### [What you are asked to do]
Word for word, print each line of the listing below; pictures stay out.

··········

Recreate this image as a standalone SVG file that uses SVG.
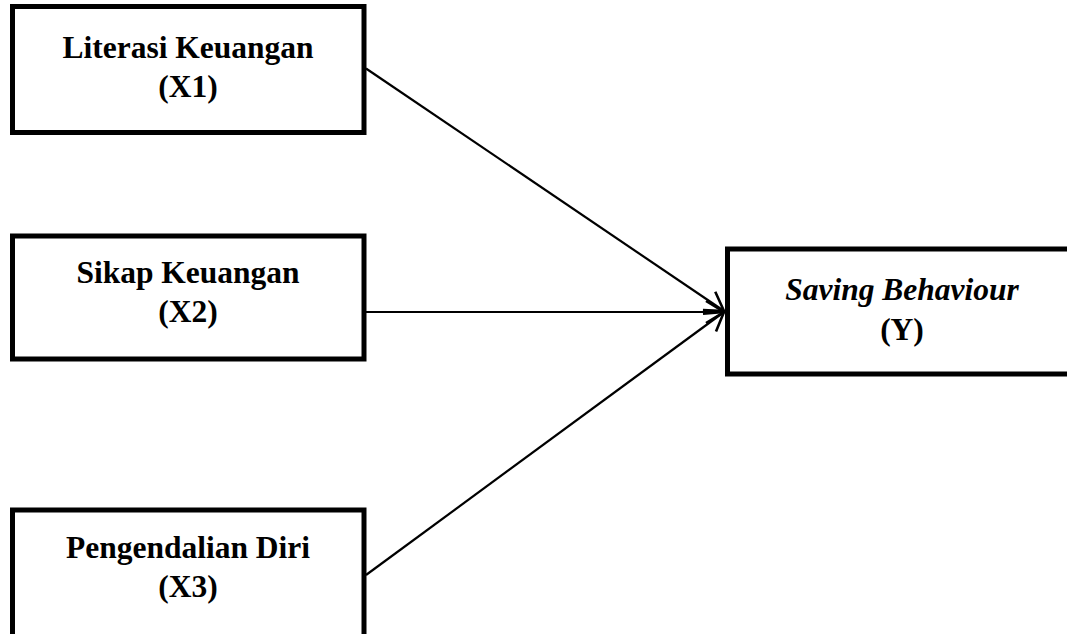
<svg xmlns="http://www.w3.org/2000/svg" width="1067" height="634" viewBox="0 0 1067 634">
<style>
.box{fill:#fff;stroke:#000;stroke-width:5}
.t{font-family:"Liberation Serif","Times New Roman",serif;font-size:31.5px;font-weight:bold;text-anchor:middle;fill:#000}
.i{font-style:italic}
.c{fill:none;stroke:#000;stroke-width:2.2}
</style>
<defs>
<marker id="ah" markerUnits="userSpaceOnUse" markerWidth="30" markerHeight="30" refX="20" refY="15" orient="auto">
<path d="M2,4 L20,15 L2,26" fill="none" stroke="#000" stroke-width="2.6"/>
</marker>
</defs>
<rect width="1067" height="634" fill="#fff"/>
<g id="connectors">
<line class="c" x1="366" y1="68.5" x2="724" y2="311" marker-end="url(#ah)"/>
<line class="c" x1="366" y1="312" x2="724" y2="312" marker-end="url(#ah)"/>
<line class="c" x1="366" y1="575" x2="724" y2="312" marker-end="url(#ah)"/>
</g>
<g id="x1">
<rect class="box" x="12.5" y="6.5" width="351.5" height="126"/>
<text class="t" x="188" y="58">Literasi Keuangan</text>
<text class="t" x="188" y="97">(X1)</text>
</g>
<g id="x2">
<rect class="box" x="12.5" y="236" width="351.5" height="123"/>
<text class="t" x="188" y="283">Sikap Keuangan</text>
<text class="t" x="188" y="322">(X2)</text>
</g>
<g id="x3">
<rect class="box" x="12.5" y="510" width="351.5" height="140"/>
<text class="t" x="188" y="558">Pengendalian Diri</text>
<text class="t" x="188" y="597">(X3)</text>
</g>
<g id="y">
<rect class="box" x="727.5" y="249" width="360" height="125"/>
<text class="t i" x="902" y="300">Saving Behaviour</text>
<text class="t" x="902" y="340">(Y)</text>
</g>
</svg>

··········

### [Result of this task]
Recreate this image as a standalone SVG file that uses SVG.
<svg xmlns="http://www.w3.org/2000/svg" width="1067" height="634" viewBox="0 0 1067 634">
<style>
.box{fill:#fff;stroke:#000;stroke-width:5}
.t{font-family:"Liberation Serif","Times New Roman",serif;font-size:31.5px;font-weight:bold;text-anchor:middle;fill:#000}
.i{font-style:italic}
.c{fill:none;stroke:#000;stroke-width:2.2}
</style>
<defs>
<marker id="ah" markerUnits="userSpaceOnUse" markerWidth="30" markerHeight="30" refX="20" refY="15" orient="auto">
<path d="M2,4 L20,15 L2,26" fill="none" stroke="#000" stroke-width="2.6"/>
</marker>
</defs>
<rect width="1067" height="634" fill="#fff"/>
<g id="connectors">
<line class="c" x1="366" y1="68.5" x2="724" y2="311" marker-end="url(#ah)"/>
<line class="c" x1="366" y1="312" x2="724" y2="312" marker-end="url(#ah)"/>
<line class="c" x1="366" y1="575" x2="724" y2="312" marker-end="url(#ah)"/>
</g>
<g id="x1">
<rect class="box" x="12.5" y="6.5" width="351.5" height="126"/>
<text class="t" x="188" y="58">Literasi Keuangan</text>
<text class="t" x="188" y="97">(X1)</text>
</g>
<g id="x2">
<rect class="box" x="12.5" y="236" width="351.5" height="123"/>
<text class="t" x="188" y="283">Sikap Keuangan</text>
<text class="t" x="188" y="322">(X2)</text>
</g>
<g id="x3">
<rect class="box" x="12.5" y="510" width="351.5" height="140"/>
<text class="t" x="188" y="558">Pengendalian Diri</text>
<text class="t" x="188" y="597">(X3)</text>
</g>
<g id="y">
<rect class="box" x="727.5" y="249" width="360" height="125"/>
<text class="t i" x="902" y="300">Saving Behaviour</text>
<text class="t" x="902" y="340">(Y)</text>
</g>
</svg>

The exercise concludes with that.